Outre les phénomènes spéculatifs, comme ce fut le cas pour un baril fluctuant entre 120 et 140 dollars, comme valeur refuge comme l’or due à la dépréciation du dollar, bien que n’existe pas une corrélation entre la baisse/hausse du dollar/pétrole à 100%, le cours de 70 dollars en 2009,du fait du ralentissement économique, ne représente pas les fondamentaux et au-delà de 55/60 dollars au cours de 1,28-1,30 dollar l’euro,60/65 dollars pour un cours de 1,39/140 dollar un euro , le cours est du aux tensions géopolitiques au Nigeria, à une reconstitution rapide des stocks aux USA, Europe mais surtout en Chine ce qui a poussé certains traders à accélérer les mouvements spéculatifs. Peut-être en cas de reprise non des valeurs bancaires comme actuellement, mais des valeurs technologiques qui elles seules déterminent la croissance de l’économie mondiale.

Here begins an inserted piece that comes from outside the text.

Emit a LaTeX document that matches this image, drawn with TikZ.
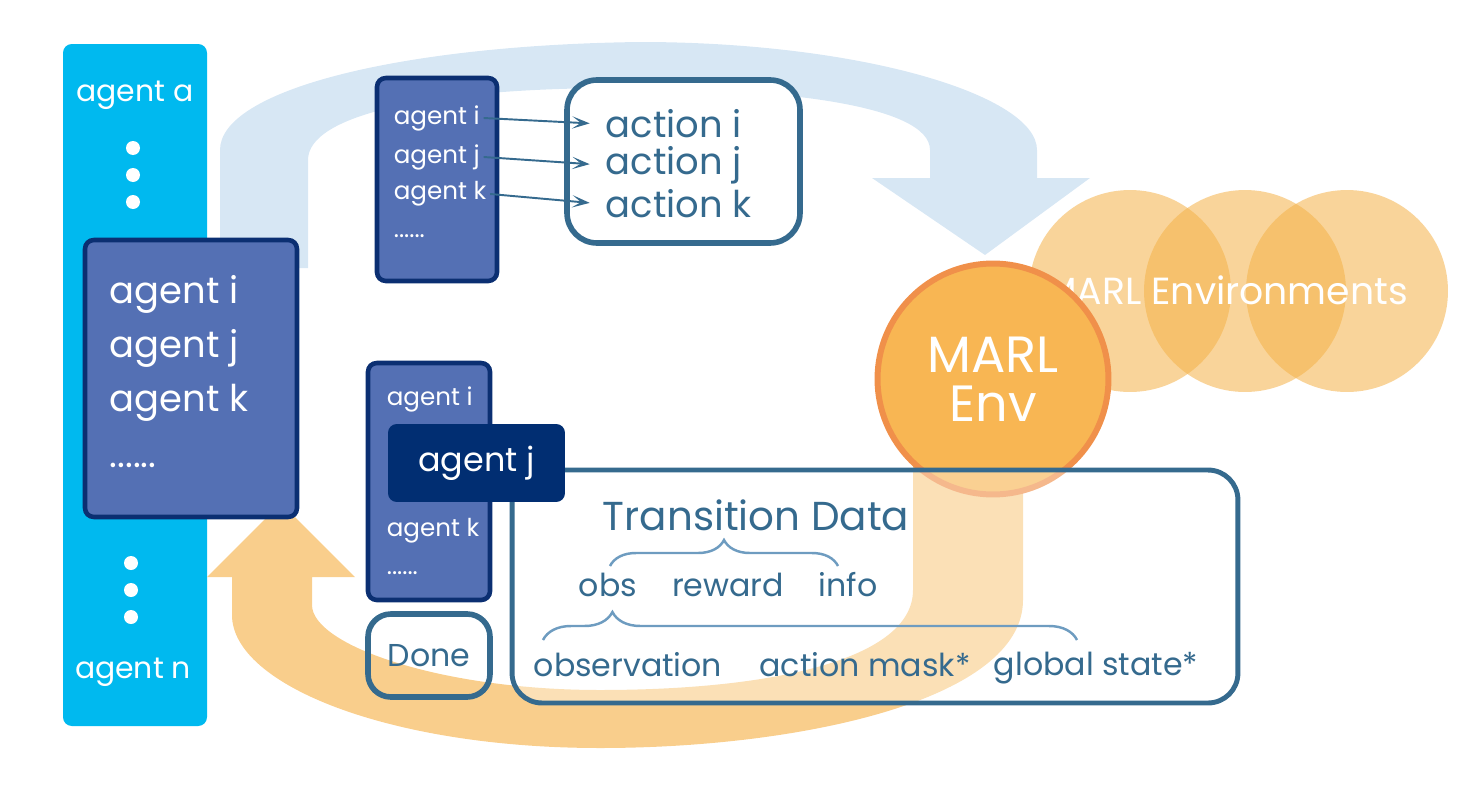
\documentclass[tikz,border=0pt]{standalone}
\usepackage{fontspec}
\setmainfont{Poppins}
\usepackage{tikz}
\usetikzlibrary{arrows.meta,positioning,decorations.pathreplacing}
\usepackage{xcolor}
\definecolor{agentcyan}{HTML}{00B9EF}
\definecolor{agentfill}{HTML}{5470B4}
\definecolor{agentline}{HTML}{0B2F72}
\definecolor{agentdark}{HTML}{012E72}
\definecolor{steel}{HTML}{356A8E}
\definecolor{bracecol}{HTML}{6E9CC0}
\definecolor{arcblue}{HTML}{D7E7F4}
\definecolor{arcorange}{HTML}{F9CE8C}
\definecolor{envfill}{HTML}{F8B653}
\definecolor{envline}{HTML}{F0904A}
\definecolor{envsfill}{RGB}{244,177,71}

\begin{document}
\begin{tikzpicture}
      [x=0.02cm, y=-0.02cm,
      agent box/.style={draw=agentline, fill=agentfill, line width=2.6pt, rounded corners=5pt, inner sep=0pt},
      agent text/.style={text=white, inner sep=2pt, anchor=west},
      small text/.style={agent text, font=\fontsize{14}{16}\selectfont},
      big text/.style={agent text, font=\fontsize{21}{24}\selectfont},
      steel box/.style={draw=steel, line width=3.2pt, inner sep=0pt},
      steel text/.style={text=steel, inner sep=2pt},
      data text/.style={steel text, font=\fontsize{18}{20}\selectfont},
      pick/.style={draw=steel, line width=1.1pt, shorten >=7pt, -{Stealth[length=10pt, width=7pt, inset=5pt]}},
      data brace/.style={draw=bracecol, line width=1.4pt, decorate, decoration={brace, amplitude=#1}}
      ]
      \useasboundingbox (0,0) rectangle (1481,801);

      % all agents
      \fill[agentcyan, rounded corners=5pt] (63,44) rectangle (207,726);
      \node[text=white, font=\fontsize{17}{20}\selectfont] (first) at (135,95) {agent a};
      \node[text=white, font=\fontsize{17}{20}\selectfont] (last) at (133,672) {agent n};
      \foreach \y in {148,175,202} \fill[white] (133,\y) circle (7);
      \foreach \y in {563,590,617} \fill[white] (131,\y) circle (7);

      % step arrow and feedback arrow
      \fill[arcblue] (220,268) -- (220,150) .. controls (220,90) and (400,45) .. (640,42)
        .. controls (860,42) and (1037,95) .. (1037,150) -- (1037,178) -- (1090,178) -- (985,255)
        -- (872,178) -- (930,178) -- (930,150) .. controls (930,105) and (780,88) .. (620,88)
        .. controls (430,88) and (308,115) .. (308,160) -- (308,268) -- cycle;
      \fill[arcorange] (1023,460) -- (1023,600) .. controls (1023,700) and (800,748) .. (600,748)
        .. controls (390,748) and (232,685) .. (232,615) -- (232,577) -- (207,577) -- (281,503)
        -- (355,577) -- (312,577) -- (312,605) .. controls (312,645) and (440,690) .. (600,690)
        .. controls (770,690) and (913,660) .. (913,590) -- (913,460) -- cycle;

      % environments
      \foreach \x/\n in {1130/e1,1245/e2,1347/e3}
        \node[circle, fill=envsfill, fill opacity=.55, minimum size=4.04cm, inner sep=0pt] (\n) at (\x,291) {};
      \node[text=white, font=\fontsize{21.5}{24}\selectfont] (envs) at (1226,290) {MARL Environments};
      \node[circle, draw=envline, fill=envfill, line width=3.4pt, minimum size=4.62cm, align=center,
        text=white, font=\fontsize{29}{28}\selectfont] (env) at (993,379) {MARL\\Env};

      % acting
      \node[agent box, minimum width=2.4cm, minimum height=4.06cm] (act) at (437,179.5) {};
      \node[small text] (ti) at (390,118) {agent i};
      \node[small text] (tj) at (390,157) {agent j};
      \node[small text] (tk) at (390,194) {agent k};
      \node[small text] (tdots) at (390,236) {......};
      \node[steel box, fill=white, rounded corners=17pt, minimum width=4.66cm, minimum height=3.26cm] (acts) at (683.5,161.5) {};
      \node[steel text, anchor=west, font=\fontsize{21}{24}\selectfont] (ai) at (602,124) {action i};
      \node[steel text, anchor=west, font=\fontsize{21}{24}\selectfont] (aj) at (602,165) {action j};
      \node[steel text, anchor=west, font=\fontsize{21}{24}\selectfont] (ak) at (602,204) {action k};
      \draw[pick] (ti.east) -- (ai.west);
      \draw[pick] (tj.east) -- (aj.west);
      \draw[pick] (tk.east) -- (ak.west);

      % active agents
      \node[agent box, minimum width=4.24cm, minimum height=5.54cm] (pool) at (191,378.5) {};
      \node[big text] (pi) at (106,294) {agent i};
      \node[big text] (pj) at (106,348) {agent j};
      \node[big text] (pk) at (106,403) {agent k};
      \node[big text] (pdots) at (106,465) {......};

      % returning agents
      \node[agent box, minimum width=2.44cm, minimum height=4.74cm] (back) at (429,481.5) {};
      \node[small text] (bi) at (383,399) {agent i};
      \node[small text] (bk) at (383,531) {agent k};
      \node[small text] (bdots) at (383,573) {......};

      % transition data
      \node[steel box, fill=white, fill opacity=.37, line width=2.8pt, rounded corners=17pt,
        minimum width=14.52cm, minimum height=4.66cm] (trans) at (875,586.5) {};
      \node[steel text, font=\fontsize{23}{26}\selectfont] (title) at (756,515) {Transition Data};
      \draw[data brace=0.52cm] (610,566) -- (838,566);
      \node[data text] (obs) at (608,585) {obs};
      \node[data text] (rew) at (728,585) {reward};
      \node[data text] (info) at (848,585) {info};
      \draw[data brace=0.56cm, decoration={aspect=0.13}] (543,640) -- (1077,640);
      \node[data text] (ob) at (628,665) {observation};
      \node[data text] (mask) at (865,665) {action mask*};
      \node[data text] (state) at (1096,668) {global state*};

      \node[steel box, rounded corners=13pt, minimum width=2.44cm, minimum height=1.66cm,
        text=steel, font=\fontsize{18}{20}\selectfont] (done) at (429,655.5) {Done};
      \node[fill=agentdark, rounded corners=5pt, minimum width=3.54cm, minimum height=1.56cm,
        text=white, font=\fontsize{19}{22}\selectfont] (sel) at (476.5,463) {agent j};
    \end{tikzpicture}
\end{document}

Pour cette reprise des avis divergents entre deux institutions internationales , le directeur général de l’OMC qui ne voit pas le bout du tunnel avant 2013 si on lève les mesures protectionnistes, et le directeur général du FMI qui pense à une stabilisation en 2010.

Dr Abderrahmane MEBTOUL

(1)- séminaire international sur la politique gazière mondiale réonotypé – Université d’Oran – 2007- « Quelle est la future politique gazière mondiale ? » co-présidé par les experts internationaux en énergie les professeurs Jacques Percebois( conseiller en énergie à la communauté économique européenne et à gaz de France) – France – et Abderrahmane Mebtoul –Algérie-.